LaPorta also swears on a stack of Bibles, or maybe Jack Ma’s autobiography, that his radio station will “give them the truth” about human rights abuses in China.
“We’re not going to be a fake news agency,” he said.
His version of real news might not resemble yours, though: “The United States has probably more sins than the Chinese,” he said. “America, we’re the most corrupt nation on Earth, probably, at this point.”
All right, then, I have an idea: I’d like to establish my own broadcast outlet in Yunnan. I’m going to call it Chicom Community Radio. Every morning, I’m going to open our broadcast day with a guided qigong session from Falun Gong.

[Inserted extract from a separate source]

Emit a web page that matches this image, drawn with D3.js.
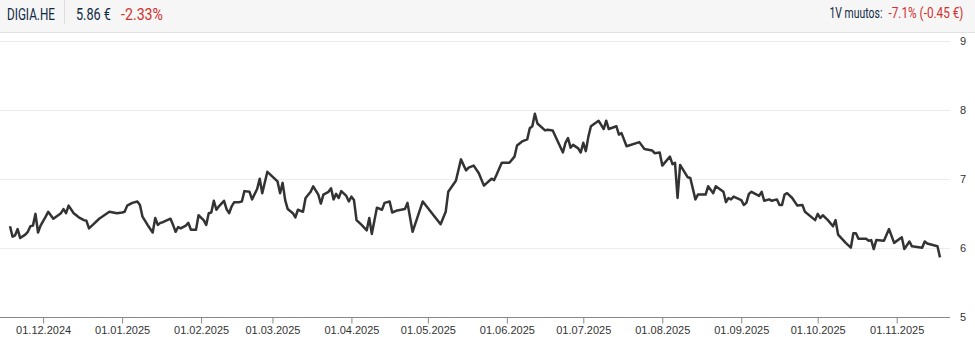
<!DOCTYPE html>
<html>
<head>
<meta charset="utf-8">
<script src="https://cdn.jsdelivr.net/npm/d3@7"></script>
<style>
  body { margin: 0; background: #fff; }
  svg { display: block; }
</style>
</head>
<body>
<div id="chart"></div>
<script>
// header texts
const ticker = "DIGIA.HE";
const lastPrice = "5.86 €";
const dayChange = "-2.33%";
const yearLabel = "1V muutos:";
const yearChange = "-7.1% (-0.45 €)";

// price series
const dates = [
  "2024-11-18","2024-11-19","2024-11-20","2024-11-21","2024-11-22","2024-11-24","2024-11-25","2024-11-26","2024-11-27","2024-11-28",
  "2024-11-29","2024-11-30","2024-12-02","2024-12-03","2024-12-05","2024-12-08","2024-12-09","2024-12-10","2024-12-11","2024-12-13",
  "2024-12-15","2024-12-17","2024-12-18","2024-12-19","2024-12-21","2024-12-23","2024-12-25","2024-12-27","2024-12-30","2025-01-01",
  "2025-01-02","2025-01-03","2025-01-05","2025-01-07","2025-01-08","2025-01-09","2025-01-11","2025-01-13","2025-01-14","2025-01-15",
  "2025-01-16","2025-01-17","2025-01-20","2025-01-21","2025-01-22","2025-01-23","2025-01-24","2025-01-26","2025-01-27","2025-01-28",
  "2025-01-30","2025-01-31","2025-02-02","2025-02-03","2025-02-04","2025-02-05","2025-02-06","2025-02-07","2025-02-08","2025-02-10",
  "2025-02-11","2025-02-12","2025-02-13","2025-02-14","2025-02-16","2025-02-17","2025-02-18","2025-02-20","2025-02-21","2025-02-23",
  "2025-02-24","2025-02-25","2025-02-27","2025-03-01","2025-03-03","2025-03-04","2025-03-05","2025-03-06","2025-03-07","2025-03-09",
  "2025-03-10","2025-03-11","2025-03-13","2025-03-14","2025-03-16","2025-03-17","2025-03-19","2025-03-20","2025-03-21","2025-03-23",
  "2025-03-24","2025-03-25","2025-03-26","2025-03-27","2025-03-28","2025-03-30","2025-03-31","2025-04-01","2025-04-02","2025-04-03",
  "2025-04-05","2025-04-07","2025-04-08","2025-04-09","2025-04-11","2025-04-13","2025-04-14","2025-04-16","2025-04-17","2025-04-19",
  "2025-04-22","2025-04-23","2025-04-25","2025-04-29","2025-05-06","2025-05-08","2025-05-09","2025-05-12","2025-05-14","2025-05-16",
  "2025-05-17","2025-05-19","2025-05-21","2025-05-23","2025-05-26","2025-05-27","2025-05-28","2025-05-30","2025-06-02","2025-06-04",
  "2025-06-05","2025-06-07","2025-06-09","2025-06-10","2025-06-11","2025-06-12","2025-06-13","2025-06-16","2025-06-17","2025-06-19",
  "2025-06-21","2025-06-23","2025-06-24","2025-06-25","2025-06-26","2025-06-27","2025-06-29","2025-06-30","2025-07-01","2025-07-02",
  "2025-07-03","2025-07-04","2025-07-07","2025-07-08","2025-07-09","2025-07-10","2025-07-11","2025-07-14","2025-07-15","2025-07-16",
  "2025-07-18","2025-07-23","2025-07-25","2025-07-28","2025-07-29","2025-07-31","2025-08-01","2025-08-04","2025-08-05","2025-08-06",
  "2025-08-07","2025-08-08","2025-08-11","2025-08-12","2025-08-14","2025-08-15","2025-08-18","2025-08-19","2025-08-21","2025-08-22",
  "2025-08-25","2025-08-26","2025-08-27","2025-08-28","2025-08-29","2025-09-01","2025-09-02","2025-09-03","2025-09-04","2025-09-05",
  "2025-09-08","2025-09-09","2025-09-10","2025-09-12","2025-09-13","2025-09-15","2025-09-16","2025-09-17","2025-09-18","2025-09-19",
  "2025-09-21","2025-09-23","2025-09-25","2025-09-26","2025-09-30","2025-10-01","2025-10-02","2025-10-03","2025-10-05","2025-10-07",
  "2025-10-08","2025-10-09","2025-10-12","2025-10-14","2025-10-15","2025-10-16","2025-10-17","2025-10-20","2025-10-21","2025-10-22",
  "2025-10-23","2025-10-24","2025-10-27","2025-10-29","2025-10-31","2025-11-03","2025-11-04","2025-11-06","2025-11-07","2025-11-11",
  "2025-11-12","2025-11-13","2025-11-17","2025-11-18"
];
const prices = [
  6.31,6.16,6.18,6.27,6.14,6.19,6.23,6.31,6.32,6.49,
  6.22,6.32,6.45,6.52,6.42,6.50,6.56,6.50,6.61,6.50,
  6.44,6.40,6.39,6.28,6.35,6.42,6.47,6.52,6.50,6.51,
  6.52,6.61,6.65,6.67,6.62,6.45,6.33,6.22,6.43,6.33,
  6.36,6.37,6.42,6.33,6.23,6.30,6.28,6.32,6.36,6.26,
  6.26,6.47,6.40,6.33,6.50,6.51,6.68,6.55,6.60,6.68,
  6.56,6.50,6.60,6.66,6.66,6.67,6.82,6.81,6.70,6.85,
  7.00,6.79,7.10,7.03,6.96,6.79,6.94,6.69,6.56,6.50,
  6.44,6.55,6.52,6.72,6.81,6.89,6.77,6.64,6.77,6.81,
  6.86,6.70,6.78,6.72,6.82,6.75,6.67,6.74,6.69,6.40,
  6.33,6.25,6.43,6.20,6.58,6.55,6.65,6.67,6.51,6.54,
  6.56,6.65,6.23,6.67,6.34,6.52,6.81,6.97,7.28,7.12,
  7.16,7.19,7.08,6.90,7.00,6.98,7.06,7.23,7.23,7.32,
  7.48,7.54,7.57,7.73,7.76,7.94,7.80,7.70,7.71,7.70,
  7.54,7.38,7.52,7.59,7.45,7.49,7.44,7.38,7.52,7.40,
  7.61,7.76,7.84,7.78,7.72,7.84,7.72,7.76,7.64,7.66,
  7.47,7.53,7.43,7.41,7.37,7.38,7.19,7.32,7.21,7.23,
  6.72,7.20,7.02,7.01,6.70,6.77,6.77,6.89,6.79,6.89,
  6.81,6.66,6.72,6.70,6.74,6.69,6.62,6.65,6.78,6.81,
  6.75,6.81,6.68,6.70,6.68,6.70,6.62,6.62,6.77,6.79,
  6.72,6.61,6.62,6.52,6.40,6.49,6.43,6.47,6.40,6.31,
  6.40,6.19,6.07,6.00,6.21,6.21,6.13,6.13,6.10,6.11,
  5.98,6.11,6.10,6.27,6.07,6.15,5.98,6.09,6.02,6.00,
  6.09,6.06,6.02,5.86
];
const yTicks = [5, 6, 7, 8, 9];
const startDate = "2024-11-18";
const endDate = "2025-11-18";

const width = 975, height = 337;
const parseDate = d3.timeParse("%Y-%m-%d");
const data = dates.map((d, i) => ({ date: parseDate(d), value: prices[i] }));

const svg = d3.select("#chart").append("svg")
  .attr("width", width)
  .attr("height", height);

// header bar
svg.append("rect")
  .attr("x", 0).attr("y", 0)
  .attr("width", width).attr("height", 32)
  .attr("fill", "#f6f6f6");
svg.append("line")
  .attr("x1", 0).attr("x2", width)
  .attr("y1", 32.5).attr("y2", 32.5)
  .attr("stroke", "#e2e2e2");
svg.append("line")
  .attr("x1", 64.5).attr("x2", 64.5)
  .attr("y1", 0).attr("y2", 24)
  .attr("stroke", "#dddddd");

// the original uses a condensed face: squeeze each text horizontally to the same width
const headFont = "'Roboto', sans-serif";
function headText(str, x0, y0, size, w, color) {
  const t = svg.append("text")
    .attr("font-family", headFont).attr("font-size", size)
    .attr("fill", color)
    .text(str);
  const natural = t.node().getComputedTextLength();
  t.attr("transform", "translate(" + x0 + "," + y0 + ") scale(" + (w / natural) + ",1)");
}
headText(ticker, 7, 19.5, 16, 48, "#0f2a44");
headText(lastPrice, 76, 19.5, 16, 35, "#0f2a44");
headText(dayChange, 121, 19.5, 16, 42, "#d0312d");
headText(yearLabel, 829.5, 17.5, 14, 53, "#0f2a44");
headText(yearChange, 888.5, 17.5, 14, 75, "#d0312d");

// scales
const x = d3.scaleTime()
  .domain([parseDate(startDate), parseDate(endDate)])
  .range([10, 940]);
const y = d3.scaleLinear()
  .domain([5, 9])
  .range([316.7, 40.7]);

const plotRight = 950;

// grid lines
svg.append("g")
  .selectAll("line")
  .data(yTicks.filter(t => t > 5))
  .join("line")
  .attr("x1", 0).attr("x2", plotRight)
  .attr("y1", d => Math.round(y(d)) + 0.5)
  .attr("y2", d => Math.round(y(d)) + 0.5)
  .attr("stroke", "#ececec");

// y labels on the right
svg.append("g")
  .selectAll("text")
  .data(yTicks)
  .join("text")
  .attr("x", 963)
  .attr("y", d => y(d) + 4)
  .attr("text-anchor", "middle")
  .attr("font-family", "Arial, 'Liberation Sans', sans-serif")
  .attr("font-size", 11)
  .attr("fill", "#333")
  .text(d => d);

// x axis
const xAxis = svg.append("g")
  .attr("transform", "translate(0," + (Math.round(y(5)) + 0.5) + ")")
  .call(d3.axisBottom(x)
    .ticks(d3.timeMonth.every(1))
    .tickFormat(d3.timeFormat("%d.%m.%Y"))
    .tickSize(6)
    .tickSizeOuter(0));
xAxis.select(".domain").remove();
xAxis.append("line")
  .attr("x1", 0).attr("x2", plotRight)
  .attr("stroke", "#888");
xAxis.selectAll(".tick line").attr("stroke", "#888").attr("y1", 0).attr("y2", 6);
xAxis.selectAll(".tick text")
  .attr("y", 9)
  .attr("font-family", "Arial, 'Liberation Sans', sans-serif")
  .attr("font-size", 11)
  .attr("fill", "#333");

// price line
const line = d3.line()
  .x(d => x(d.date))
  .y(d => y(d.value));

svg.append("path")
  .datum(data)
  .attr("fill", "none")
  .attr("stroke", "#333333")
  .attr("stroke-width", 2.5)
  .attr("stroke-linejoin", "round")
  .attr("d", line);
</script>
</body>
</html>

We’ll have a lot of Epoch Times reporters and National Review writers on as pundits. Ai Weiwei will give art lessons over the radio. We’ll carry President Donald Trump’s news conferences live. Maybe we’ll even have Peter Navarro on for a bit of analysis.
What are the odds this nation — clearly less blameful than the United States — gives me the license? What are the odds I’m beaten about the kidneys at the airport and told never to return? I’m going with the second option being more likely, although I’d wager they’d probably just give me a hearty laugh.
Las Vegas Public Radio has every right to exist. That’s the great thing about America. It also has every right to be shunned — and almost certainly will be, once its provenance is discovered. That’s the great thing about Americans.